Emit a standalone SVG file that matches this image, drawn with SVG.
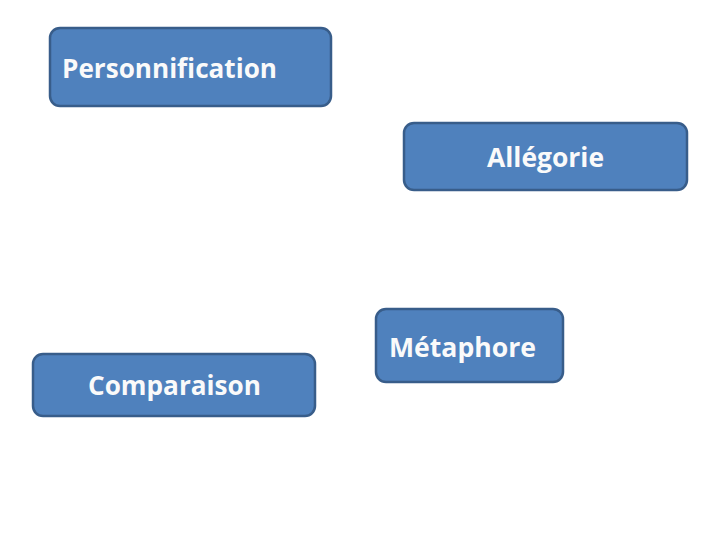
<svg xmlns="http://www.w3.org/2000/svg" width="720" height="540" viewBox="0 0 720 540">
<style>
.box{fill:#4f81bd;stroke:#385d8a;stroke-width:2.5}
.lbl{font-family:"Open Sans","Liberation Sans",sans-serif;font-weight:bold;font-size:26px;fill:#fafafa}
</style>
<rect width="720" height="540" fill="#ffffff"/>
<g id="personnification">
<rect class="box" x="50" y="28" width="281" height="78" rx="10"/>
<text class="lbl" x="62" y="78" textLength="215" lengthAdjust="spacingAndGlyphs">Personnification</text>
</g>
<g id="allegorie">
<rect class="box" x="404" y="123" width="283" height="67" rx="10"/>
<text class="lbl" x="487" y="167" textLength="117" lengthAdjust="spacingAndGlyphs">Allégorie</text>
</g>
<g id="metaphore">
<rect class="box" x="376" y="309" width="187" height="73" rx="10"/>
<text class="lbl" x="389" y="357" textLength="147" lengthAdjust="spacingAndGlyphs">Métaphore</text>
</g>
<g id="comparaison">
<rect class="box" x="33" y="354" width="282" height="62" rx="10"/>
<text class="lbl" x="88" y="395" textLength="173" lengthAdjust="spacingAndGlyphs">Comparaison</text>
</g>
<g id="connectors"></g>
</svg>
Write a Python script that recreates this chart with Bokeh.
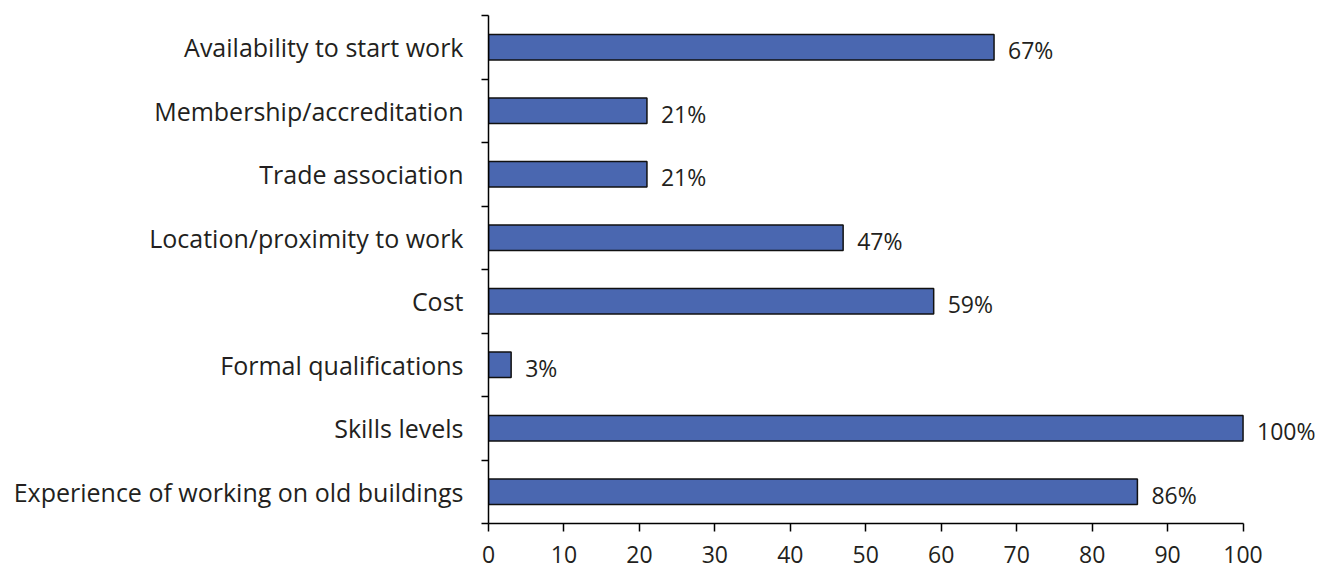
============
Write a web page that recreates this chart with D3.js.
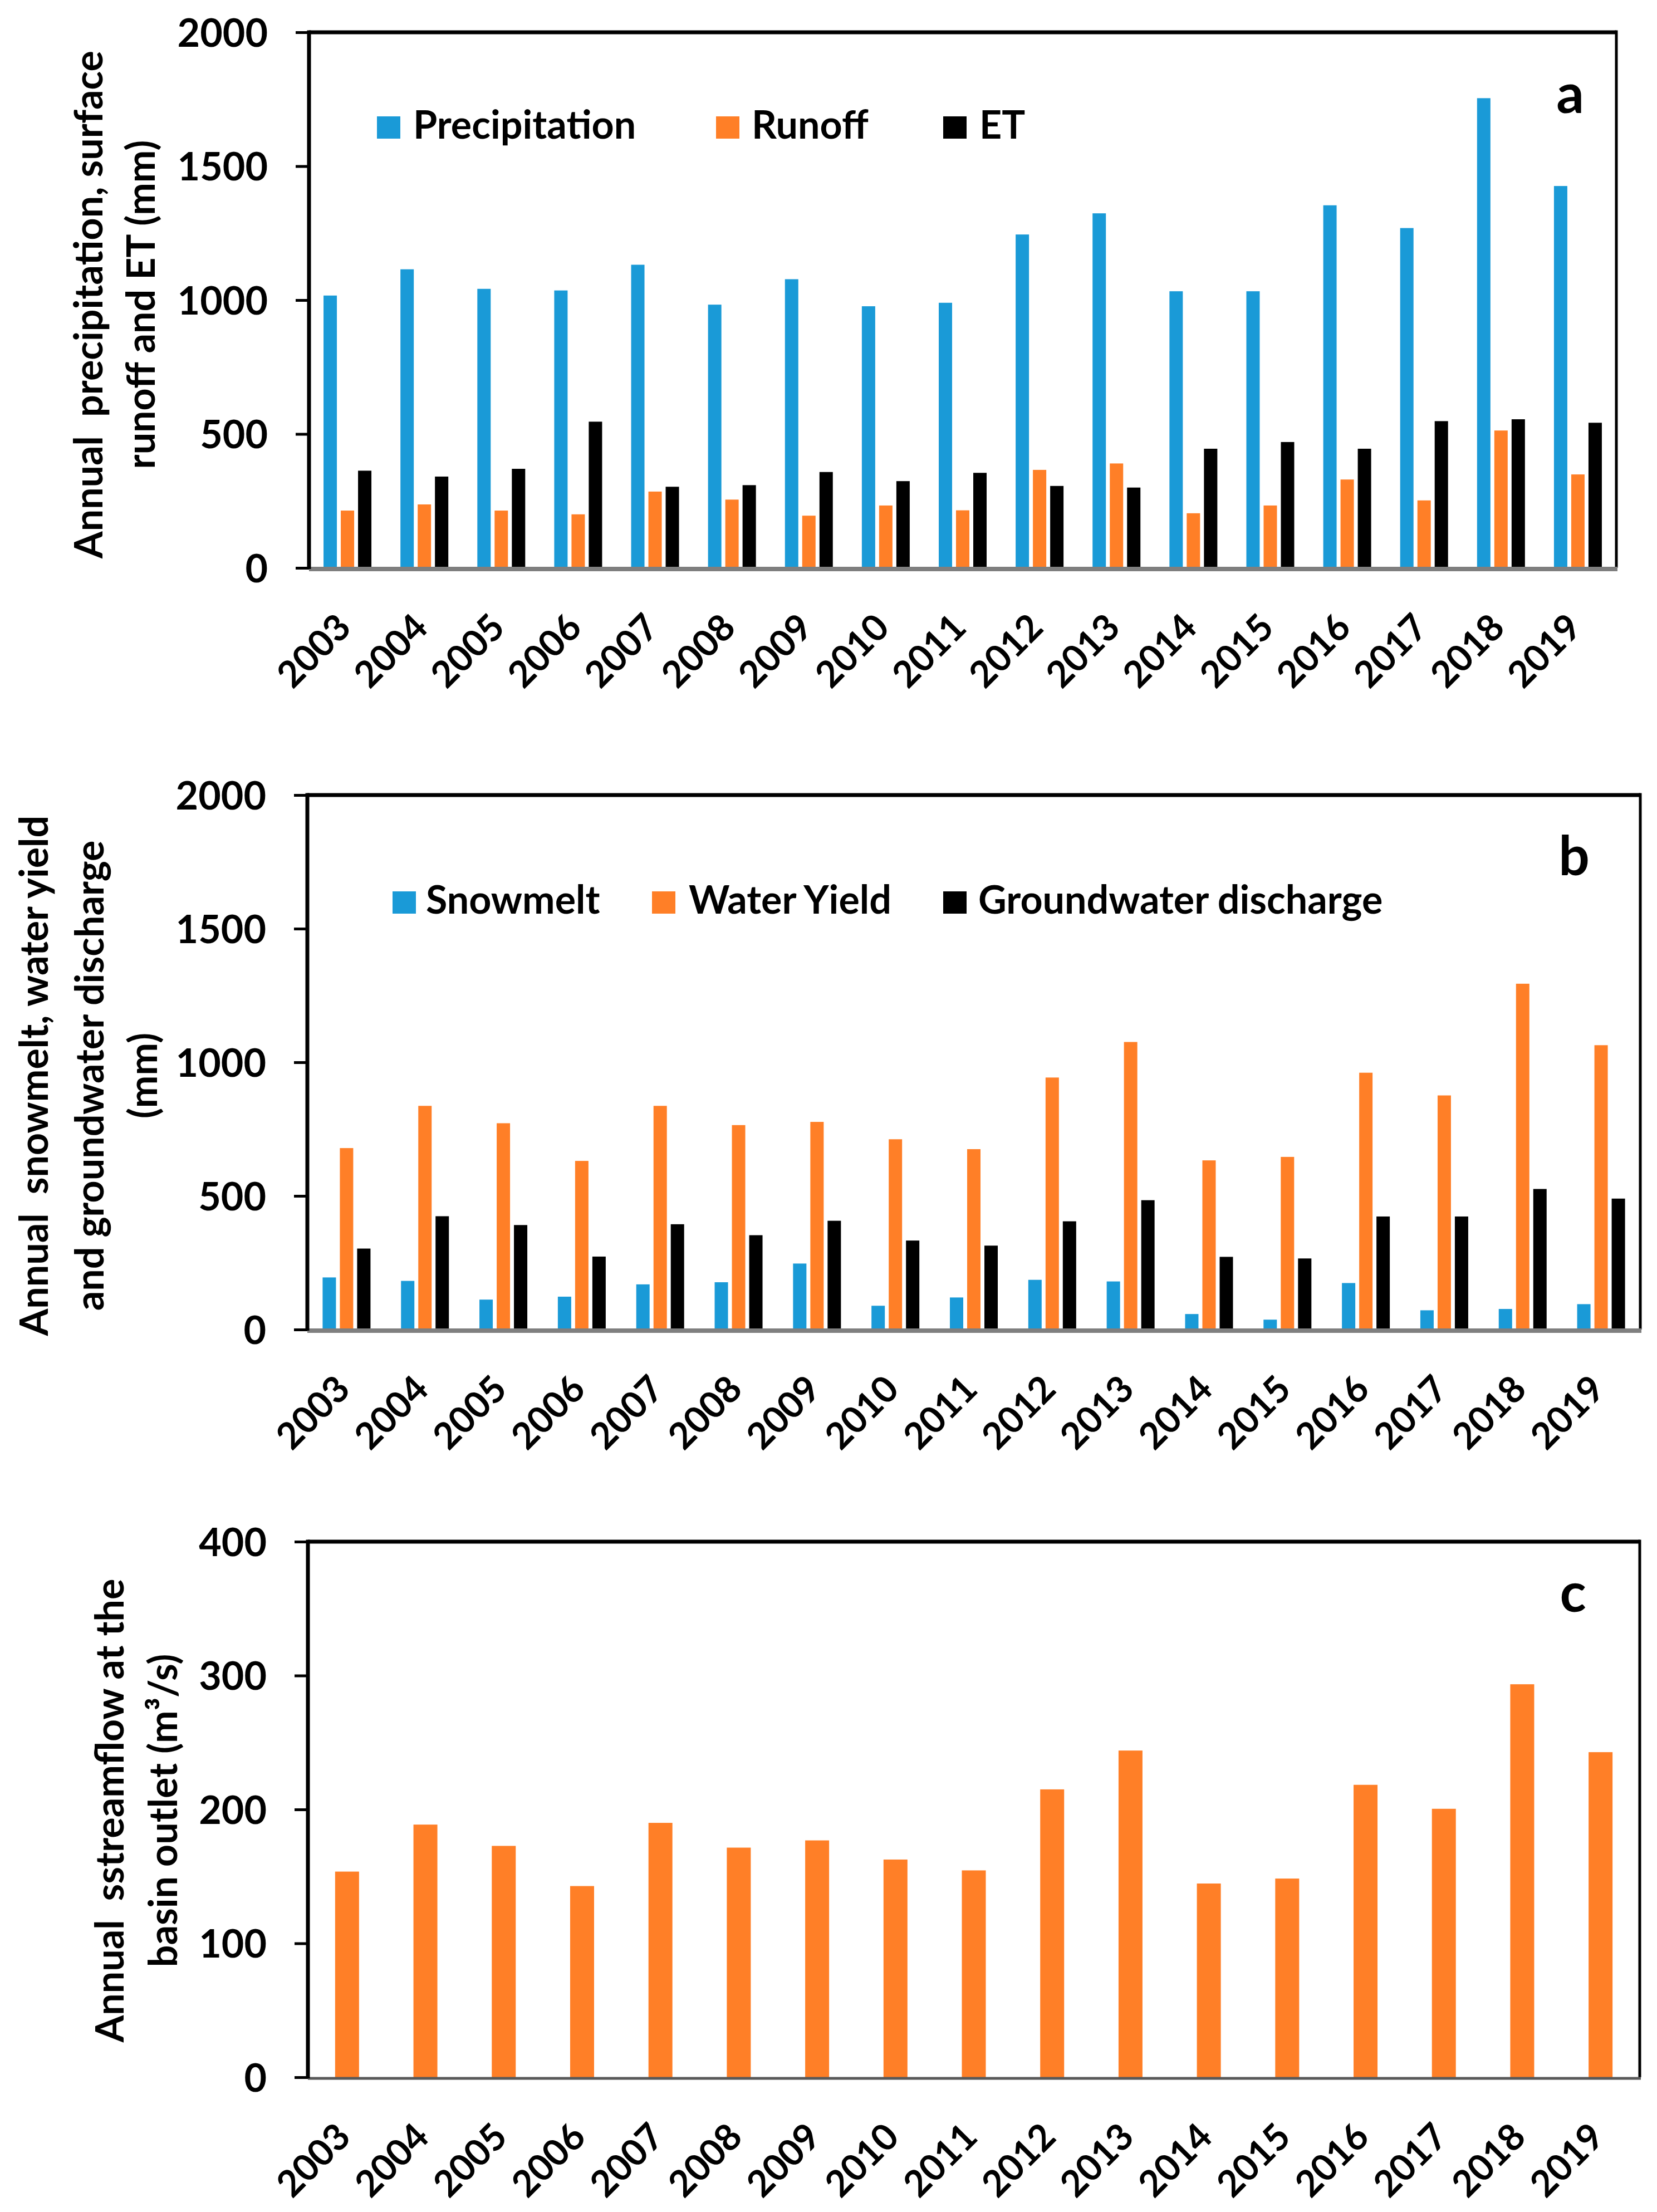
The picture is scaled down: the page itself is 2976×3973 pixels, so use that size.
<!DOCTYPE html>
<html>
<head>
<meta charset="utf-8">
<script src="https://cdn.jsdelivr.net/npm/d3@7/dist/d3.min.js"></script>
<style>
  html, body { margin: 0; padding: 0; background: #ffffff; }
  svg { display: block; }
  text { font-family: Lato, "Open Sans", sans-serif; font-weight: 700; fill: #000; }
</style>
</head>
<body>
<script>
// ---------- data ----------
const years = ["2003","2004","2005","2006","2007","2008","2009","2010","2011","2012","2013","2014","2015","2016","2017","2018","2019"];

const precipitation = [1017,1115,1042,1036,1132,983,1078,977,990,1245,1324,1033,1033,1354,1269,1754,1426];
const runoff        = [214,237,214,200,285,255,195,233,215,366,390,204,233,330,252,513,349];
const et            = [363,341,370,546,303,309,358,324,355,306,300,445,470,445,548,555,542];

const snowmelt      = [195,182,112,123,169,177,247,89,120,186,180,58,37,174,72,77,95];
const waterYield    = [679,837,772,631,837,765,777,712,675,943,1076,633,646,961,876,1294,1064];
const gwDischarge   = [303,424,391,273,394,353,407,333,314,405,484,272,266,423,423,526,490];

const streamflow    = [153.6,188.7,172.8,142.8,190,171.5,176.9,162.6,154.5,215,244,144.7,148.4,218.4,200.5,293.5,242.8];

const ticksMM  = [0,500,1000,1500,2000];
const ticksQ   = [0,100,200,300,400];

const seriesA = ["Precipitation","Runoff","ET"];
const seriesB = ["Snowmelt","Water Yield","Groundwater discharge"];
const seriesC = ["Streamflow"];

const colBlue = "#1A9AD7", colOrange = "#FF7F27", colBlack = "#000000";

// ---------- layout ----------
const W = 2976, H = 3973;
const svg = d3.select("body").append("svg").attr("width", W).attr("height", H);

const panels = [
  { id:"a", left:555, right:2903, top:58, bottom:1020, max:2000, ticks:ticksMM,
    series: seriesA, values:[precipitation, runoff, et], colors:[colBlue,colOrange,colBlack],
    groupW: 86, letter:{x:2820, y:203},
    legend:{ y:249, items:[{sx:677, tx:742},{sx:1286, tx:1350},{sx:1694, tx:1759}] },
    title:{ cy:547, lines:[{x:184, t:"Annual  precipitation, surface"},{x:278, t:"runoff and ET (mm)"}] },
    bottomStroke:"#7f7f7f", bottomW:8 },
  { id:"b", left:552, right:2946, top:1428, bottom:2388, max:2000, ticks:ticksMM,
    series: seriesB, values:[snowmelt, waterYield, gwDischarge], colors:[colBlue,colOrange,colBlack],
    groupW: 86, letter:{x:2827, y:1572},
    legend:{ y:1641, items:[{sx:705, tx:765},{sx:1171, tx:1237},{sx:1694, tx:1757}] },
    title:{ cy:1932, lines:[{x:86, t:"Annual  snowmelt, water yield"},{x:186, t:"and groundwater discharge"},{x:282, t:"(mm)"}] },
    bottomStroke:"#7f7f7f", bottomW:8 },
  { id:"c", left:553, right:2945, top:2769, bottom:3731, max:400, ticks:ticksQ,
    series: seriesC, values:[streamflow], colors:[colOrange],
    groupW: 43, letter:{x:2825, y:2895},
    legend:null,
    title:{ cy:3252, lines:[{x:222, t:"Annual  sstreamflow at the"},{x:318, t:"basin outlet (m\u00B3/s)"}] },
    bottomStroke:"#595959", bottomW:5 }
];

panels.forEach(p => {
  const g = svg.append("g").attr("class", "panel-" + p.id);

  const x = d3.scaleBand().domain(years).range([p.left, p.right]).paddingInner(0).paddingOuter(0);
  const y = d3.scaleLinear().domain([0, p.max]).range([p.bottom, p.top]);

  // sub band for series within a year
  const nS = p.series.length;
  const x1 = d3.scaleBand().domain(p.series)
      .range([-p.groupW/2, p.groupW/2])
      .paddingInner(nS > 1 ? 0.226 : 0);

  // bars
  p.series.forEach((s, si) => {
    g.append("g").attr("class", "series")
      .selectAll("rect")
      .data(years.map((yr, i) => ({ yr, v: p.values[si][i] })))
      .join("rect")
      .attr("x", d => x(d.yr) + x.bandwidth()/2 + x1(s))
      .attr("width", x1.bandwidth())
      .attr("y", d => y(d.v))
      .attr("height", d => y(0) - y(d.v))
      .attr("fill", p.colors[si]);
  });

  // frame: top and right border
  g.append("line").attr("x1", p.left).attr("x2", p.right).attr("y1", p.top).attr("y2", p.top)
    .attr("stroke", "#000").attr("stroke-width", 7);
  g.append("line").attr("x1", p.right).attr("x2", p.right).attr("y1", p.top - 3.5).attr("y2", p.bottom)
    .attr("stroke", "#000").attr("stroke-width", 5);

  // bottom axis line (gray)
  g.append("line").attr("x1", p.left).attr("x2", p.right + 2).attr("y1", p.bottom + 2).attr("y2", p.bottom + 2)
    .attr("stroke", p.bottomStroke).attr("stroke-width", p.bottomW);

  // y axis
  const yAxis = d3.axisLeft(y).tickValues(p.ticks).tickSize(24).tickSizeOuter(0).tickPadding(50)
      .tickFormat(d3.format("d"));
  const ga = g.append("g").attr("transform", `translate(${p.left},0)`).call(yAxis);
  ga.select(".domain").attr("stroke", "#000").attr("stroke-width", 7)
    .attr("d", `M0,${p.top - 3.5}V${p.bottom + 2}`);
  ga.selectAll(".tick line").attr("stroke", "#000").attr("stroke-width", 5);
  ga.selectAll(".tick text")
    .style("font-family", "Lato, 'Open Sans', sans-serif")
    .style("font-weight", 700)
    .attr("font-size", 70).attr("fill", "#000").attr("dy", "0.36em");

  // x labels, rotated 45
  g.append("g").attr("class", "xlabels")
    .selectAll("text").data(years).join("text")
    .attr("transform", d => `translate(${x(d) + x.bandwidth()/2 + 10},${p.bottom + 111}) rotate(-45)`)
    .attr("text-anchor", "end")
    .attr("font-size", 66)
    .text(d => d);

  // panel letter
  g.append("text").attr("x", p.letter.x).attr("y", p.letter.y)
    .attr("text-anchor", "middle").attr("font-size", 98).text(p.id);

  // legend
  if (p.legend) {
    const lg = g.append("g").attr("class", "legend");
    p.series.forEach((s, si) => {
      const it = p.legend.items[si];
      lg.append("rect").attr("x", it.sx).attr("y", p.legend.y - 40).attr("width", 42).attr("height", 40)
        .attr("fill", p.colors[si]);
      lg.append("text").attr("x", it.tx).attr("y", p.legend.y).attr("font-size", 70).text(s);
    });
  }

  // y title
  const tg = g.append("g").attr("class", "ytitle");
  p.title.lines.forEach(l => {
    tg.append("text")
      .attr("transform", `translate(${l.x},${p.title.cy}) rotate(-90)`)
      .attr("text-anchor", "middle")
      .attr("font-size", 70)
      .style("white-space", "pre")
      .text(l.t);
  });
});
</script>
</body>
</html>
============
▶ [EXERCISE REQUIREMENTS] Return each line among the entries that holds the word "page".

▶ [COMPLETED EXERCISE]
Write a web page that recreates this chart with D3.js.
The picture is scaled down: the page itself is 2976×3973 pixels, so use that size.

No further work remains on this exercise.